American business website

Portfolio.com was an American business news website. It launched in 2007 as the online edition of the monthly business magazine Condé Nast Portfolio, published by Condé Nast until the magazine closed in April 2009. American City Business Journals then took over the site and ran it as a news service for small to mid-sized businesses (SMB) until June 2012, when it was rebranded as Upstart Business Journal. That publication closed in 2016.

Portfolio.com had several interactive features, including "BizWatch", which had updates on companies and executives from selected news sources.

== History ==
Portfolio.com's April 2007 launch by Condé Nast was heavily reported on due, in part, to its large estimated budget reported to be between $100 million and $125 million (covering multiple years of operation), and to the boldness of the publisher to launch a business magazine at a time when similar magazines such as BusinessWeek, Business 2.0, Forbes, and Fortune were struggling to sell advertising space.

In October 2008, the magazine reduced its staff by 20 percent, and changed to publishing only 10 times per year. The stand-alone website, portfolio.com, was merged with other Condé Nast Web sites, with advertising sales for the site handled by Wired Digital.

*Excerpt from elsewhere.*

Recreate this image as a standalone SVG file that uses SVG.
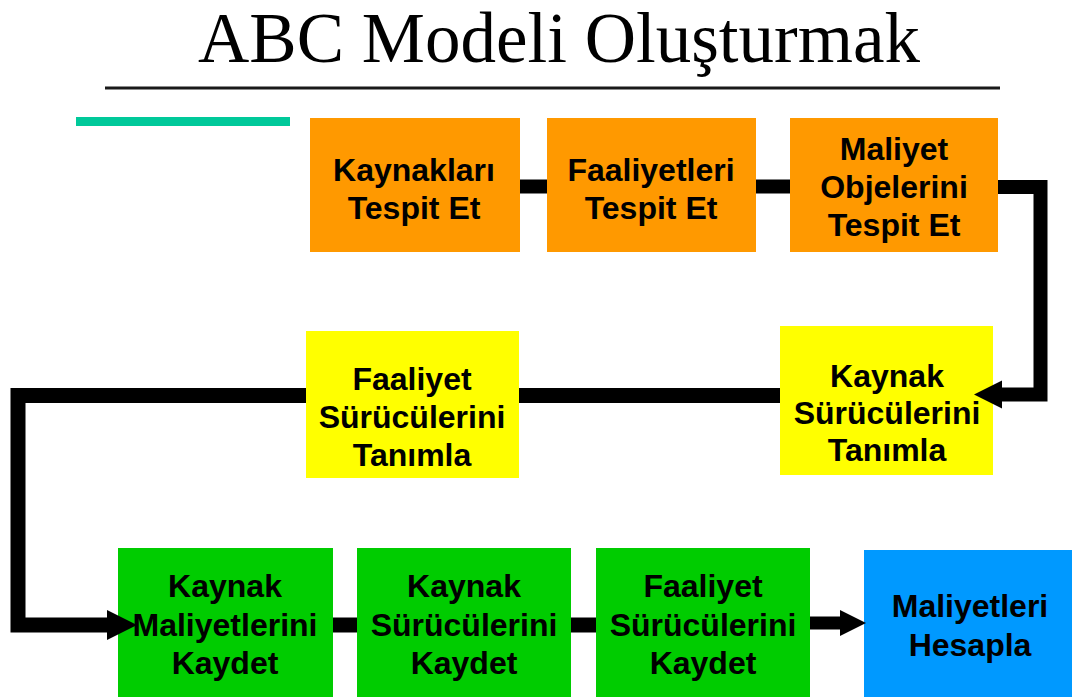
<svg xmlns="http://www.w3.org/2000/svg" width="1072" height="697" viewBox="0 0 1072 697">
  <style>
    .title { font-family: "Liberation Serif", "Times New Roman", serif; font-size: 71px; fill: #000; }
    .lbl { font-family: "Liberation Sans", Arial, sans-serif; font-weight: bold; font-size: 32px; fill: #000; text-anchor: middle; }
    .orange { fill: #FF9900; }
    .yellow { fill: #FFFF00; }
    .green { fill: #00CC00; }
    .blue { fill: #0099FF; }
    .conn { fill: none; stroke: #000; stroke-width: 14; stroke-linejoin: miter; }
  </style>
  <defs>
    <marker id="arrow" viewBox="0 0 10 10" refX="0" refY="5" markerWidth="2" markerHeight="2.2" orient="auto" markerUnits="strokeWidth">
      <path d="M0,0 L10,5 L0,10 z" fill="#000"/>
    </marker>
  </defs>
  <rect width="1072" height="697" fill="#fff"/>

  <g id="title">
    <text class="title" x="559" y="62" text-anchor="middle">ABC Modeli Oluşturmak</text>
    <rect x="105" y="86.5" width="895" height="3" fill="#1a1a1a"/>
    <rect x="76" y="117" width="214" height="9" fill="#00C99A"/>
  </g>

  <g id="n1">
    <rect class="orange" x="310" y="118" width="210" height="134"/>
    <text class="lbl" x="414" y="181">Kaynakları</text>
    <text class="lbl" x="414" y="219">Tespit Et</text>
  </g>
  <g id="n2">
    <rect class="orange" x="547" y="118" width="209" height="134"/>
    <text class="lbl" x="651" y="181">Faaliyetleri</text>
    <text class="lbl" x="651" y="219">Tespit Et</text>
  </g>
  <g id="n3">
    <rect class="orange" x="790" y="118" width="208" height="134"/>
    <text class="lbl" x="894" y="160">Maliyet</text>
    <text class="lbl" x="894" y="198">Objelerini</text>
    <text class="lbl" x="894" y="236">Tespit Et</text>
  </g>
  <g id="n4">
    <rect class="yellow" x="780" y="326" width="213" height="149"/>
    <text class="lbl" x="887" y="387">Kaynak</text>
    <text class="lbl" x="887" y="424">Sürücülerini</text>
    <text class="lbl" x="887" y="461">Tanımla</text>
  </g>
  <g id="n5">
    <rect class="yellow" x="306" y="331" width="213" height="147"/>
    <text class="lbl" x="412" y="390">Faaliyet</text>
    <text class="lbl" x="412" y="428">Sürücülerini</text>
    <text class="lbl" x="412" y="466">Tanımla</text>
  </g>
  <g id="n6">
    <rect class="green" x="118" y="548" width="215" height="149"/>
    <text class="lbl" x="225" y="597">Kaynak</text>
    <text class="lbl" x="225" y="636">Maliyetlerini</text>
    <text class="lbl" x="225" y="674">Kaydet</text>
  </g>
  <g id="n7">
    <rect class="green" x="357" y="548" width="214" height="149"/>
    <text class="lbl" x="464" y="597">Kaynak</text>
    <text class="lbl" x="464" y="636">Sürücülerini</text>
    <text class="lbl" x="464" y="674">Kaydet</text>
  </g>
  <g id="n8">
    <rect class="green" x="596" y="548" width="214" height="149"/>
    <text class="lbl" x="703" y="597">Faaliyet</text>
    <text class="lbl" x="703" y="636">Sürücülerini</text>
    <text class="lbl" x="703" y="674">Kaydet</text>
  </g>
  <g id="n9">
    <rect class="blue" x="864" y="550" width="208" height="147"/>
    <text class="lbl" x="970" y="617">Maliyetleri</text>
    <text class="lbl" x="970" y="656">Hesapla</text>
  </g>

  <g id="connectors">
    <path class="conn" d="M520,186.5 H547"/>
    <path class="conn" d="M756,186.5 H790"/>
    <path class="conn" d="M998,187 H1040.5 V394.5 H1002" marker-end="url(#arrow)"/>
    <path class="conn" style="stroke-width:15" d="M780,395.5 H519"/>
    <path class="conn" style="stroke-width:15" d="M306,395.5 H18 V625 H107" marker-end="url(#arrow)"/>
    <path class="conn" style="stroke-width:15" d="M333,625 H357"/>
    <path class="conn" style="stroke-width:15" d="M571,625 H596"/>
    <path class="conn" style="stroke-width:13" d="M810,623 H840" marker-end="url(#arrow)"/>
  </g>
</svg>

The magazine announced its closing on April 27, 2009. A sister company, American City Business Journals, took over the website. American City Business Journals is a division of Advance Publications and publishes 40 weekly newspapers about business in local communities and their companion websites. In June 2012 American City Business Journals re-branded the website to Upstart Business Journal; the website closed in 2016.

==Staff==
J. Jennings Moss was Portfolio.com's editor. He had been a Managing Editor at FoxNews and Senior Editor-News Manager for ABCNews among other roles.

As a print magazine, Portfolios 100-person editorial staff was led by editor-in-chief Joanne Lipman. During her 22-year tenure at The Wall Street Journal, Lipman was involved in the founding of the Weekend Journal, as well as the Personal Journal. The Managing Editor was Jacob Lewis, the Design Director was Robert Priest, the Articles Director was Kyle Pope.

==Content==
Portfolio.com published regular business news stories and comprehensive findings of American City Business Journals' research studies, which were analyzed by Godfrey Phillips, Vice President for Research at American City Business Journals.

For the first time in 2010, Portfolio.com published the results of American City Business Journals' "SMB Insights: The Business of Brands", which rated more than 200 business brands across seven key attributes to determine overall rankings of brand strength. Additional studies included information on investing and brand-preferences by SMB owners, how SMB owners are using the Internet to improve their businesses.